Pinky Agnew, MNZM is an actor, author, social commentator, and wedding celebrant based in Wellington in New Zealand. She has been a full-time performer and entertainer since 1990. In 2004 Pinky appeared in the New Year's Honours list, becoming a member of the New Zealand Order of Merit (MNZM) for her services to entertainment.

John Renata Broughton is a New Zealand academic. He is Māori, of Ngāi Tahu and Ngāti Kahungunu descent, and since 2012 has been a full professor at the University of Otago.
Marcus Campbell is a writer, painter and sculptor.

Sarah Delahunty is a New Zealand writer and director who was born in Wellington. An award-winning playwright, Delahunty has written over 30 plays, often focussing on works for youth.

Briar Grace-Smith is a writer of scripts, screenplays and short stories from New Zealand. She has worked as an actor and writer with the Maori theatre cooperative Te Ohu Whakaari and Maori theatre company He Ara Hou. Early plays Don't Call Me Bro and Flat Out Brown, were first performed at the Taki Rua Theatre in Wellington in 1996. Waitapu, a play written by Grace-Smith, was devised by He Ara Hou and performed by the group on the Native Earth Performing Arts tour in Canada in 1996.
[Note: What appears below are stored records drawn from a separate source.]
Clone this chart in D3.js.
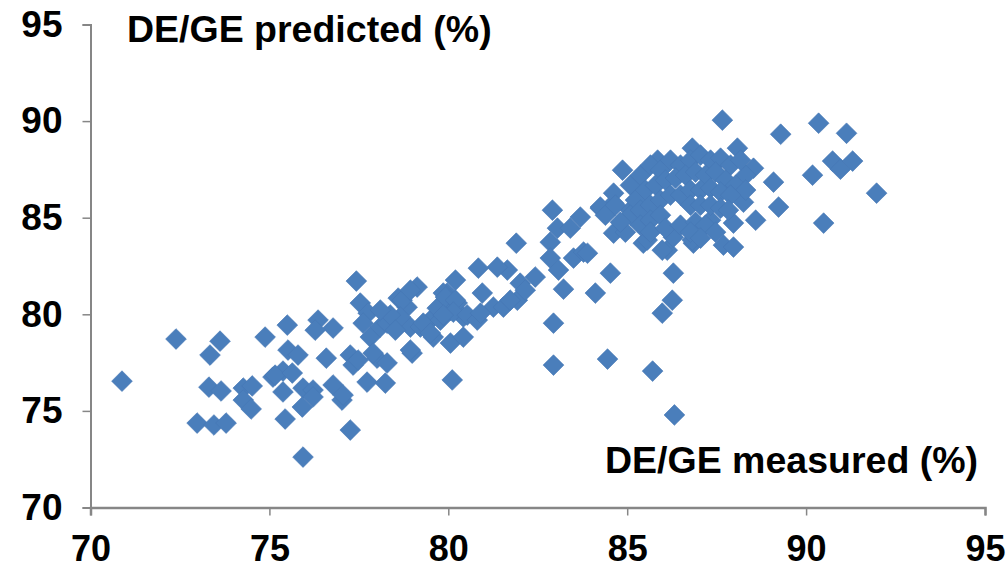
<!DOCTYPE html>
<html>
  <head>
    <meta charset="utf-8">
    <title>DE/GE predicted vs measured</title>
    <script src="https://d3js.org/d3.v7.min.js"></script>
    <style>
      body { margin: 0; background: #fff; }
      text { font-family: "Liberation Sans", Arial, sans-serif; font-weight: bold; fill: #000; }
    </style>
  </head>
  <body>
    <script>

      // measured DE/GE (%) and predicted DE/GE (%)
      var measured = [
        70.88,72.39,73.62,73.34,73.31,73.65,72.98,73.45,73.79,74.27,74.52,74.27,74.49,74.88,75.10,75.38,75.50,75.52,75.38,75.44,
        76.36,76.78,76.28,75.80,76.59,77.26,77.34,77.48,78.01,78.29,78.99,80.11,75.16,75.64,75.94,76.22,76.22,75.92,76.78,77.03,
        77.06,77.73,78.24,77.26,75.94,
        77.43,77.54,77.76,77.62,77.82,78.10,78.29,78.60,79.13,78.85,78.94,79.22,79.50,79.97,80.20,80.25,80.06,79.69,79.58,80.06,
        80.42,78.71,78.94,79.86,78.66,79.30,79.50,80.42,78.94,77.90,78.38,78.52,78.10,79.78,
        82.91,83.69,84.25,84.62,85.09,84.62,84.95,83.05,83.41,82.85,81.90,82.85,83.08,83.50,83.78,84.53,83.22,84.11,82.43,82.01,
        81.93,81.65,81.37,80.84,80.95,81.26,81.54,81.73,79.92,80.20,80.14,80.53,80.81,80.90,79.86,82.94,82.94,84.45,82.15,
        83.89,86.29,86.26,85.98,85.71,86.32,86.85,87.69,85.45,86.12,
        87.66,89.29,86.82,88.08,84.87,85.85,88.53,89.09,89.23,88.25,88.59,87.97,87.97,86.82,86.29,85.98,85.56,84.25,84.62,88.31,87.33,
        90.35,91.13,90.74,90.96,91.30,90.18,91.97,90.49,
        85.09,85.37,85.65,85.93,86.21,86.49,86.77,87.05,87.33,87.61,87.89,88.17,
        85.23,85.51,85.79,86.07,86.35,86.63,86.91,87.19,87.47,87.75,88.03,88.31,
        85.09,85.37,85.65,85.93,86.21,86.49,86.77,87.05,87.33,87.61,87.89,
        85.37,85.65,85.93,86.77,87.05,87.33,87.61,87.83,
        85.65,86.07,86.49,86.91,87.19,86.77,87.05,87.47,
        84.39,84.67,84.81
      ];

      var predicted = [
        76.54,78.72,78.61,77.89,76.23,76.03,74.37,74.27,74.37,76.18,76.29,75.56,75.10,78.82,76.75,77.06,79.44,78.15,75.98,74.58,
        79.70,79.29,79.18,77.89,77.73,77.89,77.37,77.63,77.73,77.48,77.99,76.60,76.85,76.96,76.18,76.08,75.72,75.20,76.34,75.56,
        75.82,76.49,76.44,74.01,72.61,
        81.72,80.58,80.06,79.54,78.82,79.34,79.54,80.84,81.41,80.37,79.34,79.34,79.70,81.10,81.77,80.58,80.22,80.32,78.82,78.51,
        78.82,80.73,81.25,81.10,79.86,79.54,79.03,79.86,78.15,77.99,79.96,79.18,80.22,79.70,
        85.39,85.03,85.49,85.75,85.39,84.20,84.25,84.46,84.46,83.73,83.68,82.91,82.29,82.91,83.22,82.13,81.30,81.10,81.93,81.61,
        80.73,82.29,82.44,82.39,81.10,80.37,80.37,80.73,80.89,80.73,80.11,79.96,79.70,80.06,79.96,79.54,77.37,77.68,81.25,
        83.16,82.13,80.73,80.06,77.06,74.79,83.68,83.58,83.68,83.32,
        90.05,89.32,88.60,88.60,87.46,87.98,87.56,86.84,85.55,85.80,84.87,84.72,83.48,83.84,83.99,83.32,83.84,85.55,86.27,87.20,84.87,
        89.89,89.37,87.93,87.51,87.93,87.20,86.27,84.72,
        86.68,87.20,87.72,87.46,87.98,87.72,87.98,88.24,87.98,88.08,87.72,87.98,
        85.91,86.43,86.68,86.94,87.05,87.20,87.36,87.20,87.36,86.94,86.68,86.43,
        85.13,85.39,85.65,85.91,86.17,86.17,86.43,86.43,86.53,86.32,86.17,
        84.61,84.87,85.13,85.65,85.65,85.65,85.49,85.39,
        84.25,84.46,84.61,84.77,84.61,84.25,83.94,84.25,
        85.13,85.65,84.77
      ];

      var tickValues = [70, 75, 80, 85, 90, 95];

      var points = measured.map(function(d, i) { return { x: d, y: predicted[i] }; });

      var svg = d3.select("body")
                  .append("svg")
                  .attr("width", 1006)
                  .attr("height", 572);

      var x = d3.scaleLinear().domain([70, 95]).range([90.5, 985]);
      var y = d3.scaleLinear().domain([70, 95]).range([507.5, 24.5]);

      // x axis
      var xAxis = svg.append("g")
                     .attr("transform", "translate(0," + y(70) + ")")
                     .call(d3.axisBottom(x).tickValues(tickValues).tickSize(8).tickPadding(20));
      xAxis.select(".domain").attr("stroke", "#868686").attr("stroke-width", 2.5);
      xAxis.selectAll(".tick line").attr("stroke", "#868686").attr("stroke-width", 1.5);
      xAxis.selectAll(".tick text")
           .attr("font-size", 36)
           .attr("font-family", "'Liberation Sans', Arial, sans-serif")
           .attr("font-weight", "bold")
           .attr("fill", "#000");

      // y axis
      var yAxis = svg.append("g")
                     .attr("transform", "translate(" + x(70) + ",0)")
                     .call(d3.axisLeft(y).tickValues(tickValues).tickSize(8).tickPadding(20));
      yAxis.select(".domain").attr("stroke", "#868686").attr("stroke-width", 2);
      yAxis.selectAll(".tick line").attr("stroke", "#868686").attr("stroke-width", 1.5);
      yAxis.selectAll(".tick text")
           .attr("font-size", 37)
           .attr("font-family", "'Liberation Sans', Arial, sans-serif")
           .attr("font-weight", "bold")
           .attr("fill", "#000");

      // diamonds
      var diamond = d3.symbol().type(d3.symbolSquare).size(215);

      svg.append("g")
         .selectAll("path")
         .data(points)
         .enter()
         .append("path")
         .attr("d", diamond)
         .attr("transform", function(d) { return "translate(" + x(d.x) + "," + y(d.y) + ") rotate(45)"; })
         .attr("fill", "#4a7ebb")
         .attr("stroke", "#4677b4")
         .attr("stroke-width", 0.6);

      svg.append("text")
         .attr("x", 127)
         .attr("y", 42)
         .attr("font-size", 37.5)
         .text("DE/GE predicted (%)");

      svg.append("text")
         .attr("x", 605)
         .attr("y", 473)
         .attr("font-size", 37.5)
         .text("DE/GE measured (%)");

    </script>
  </body>
</html>
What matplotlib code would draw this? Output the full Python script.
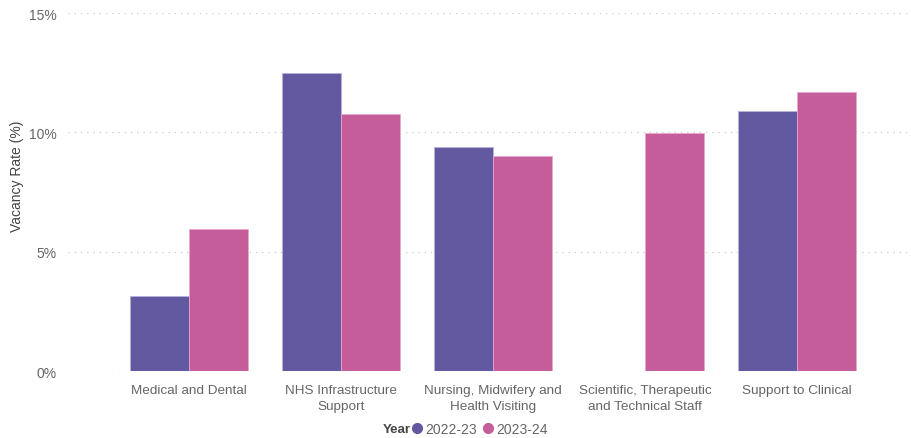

Sir Roger Leighton Hall is one of New Zealand's most successful playwrights, arguably best known for comedies that carry a vein of social criticism and feelings of pathos.

Ralph McCubbin Howell is a Wellington-based New Zealand playwright and actor. He was the recipient of the 2014 Bruce Mason Playwriting Award. His work The Devil's Half Acre was commissioned and produced by the 2016 New Zealand International Festival of the Arts.

Oscar Vai To'elau Kightley is a Samoan-born New Zealand actor, television presenter, writer, journalist, director, and comedian. He acted in and co-wrote the successful 2006 film Sione's Wedding.

Renee Wen-Wei Liang is a New Zealand paediatrician, poet, essayist, short story writer, playwright, librettist, theatre producer and medical researcher. She has been the recipient of several awards for her services to arts, science and medicine and is also noted for her services to the Chinese New Zealand community. She lives in Auckland.

Peter David Broughton, generally known as Rawiri Paratene, is a New Zealand stage and screen actor, director and writer. He is known for his acting roles in Whale Rider (2002) and The Insatiable Moon (2010).

Jacob Rajan is a Malaysian-born-New Zealand playwright and actor. His highly successful plays include the trilogy Krishnan's Dairy, The Candlestick Maker and The Pickle King. Another work was The Dentist's Chair. In 2002, he received the prestigious Laureate Art Award. All of Rajan's plays, except his first, Krishnan's Dairy, were originally produced for his theatre company, Indian Ink Theatre Company, and co-written with director/writer Justin Lewis, co-founder of Indian Ink.

Joan Rosier-Jones is a novelist, playwright, short story writer and nonfiction writer, and teacher. She completed a Teacher's- A Certificate in Christchurch Teacher's College in 1958–59 and a Bachelor of Arts majoring in History and English.

Fiona Samuel is a New Zealand writer, actor and director who was born in Scotland. Samuel's award-winning career spans theatre, film, radio and television.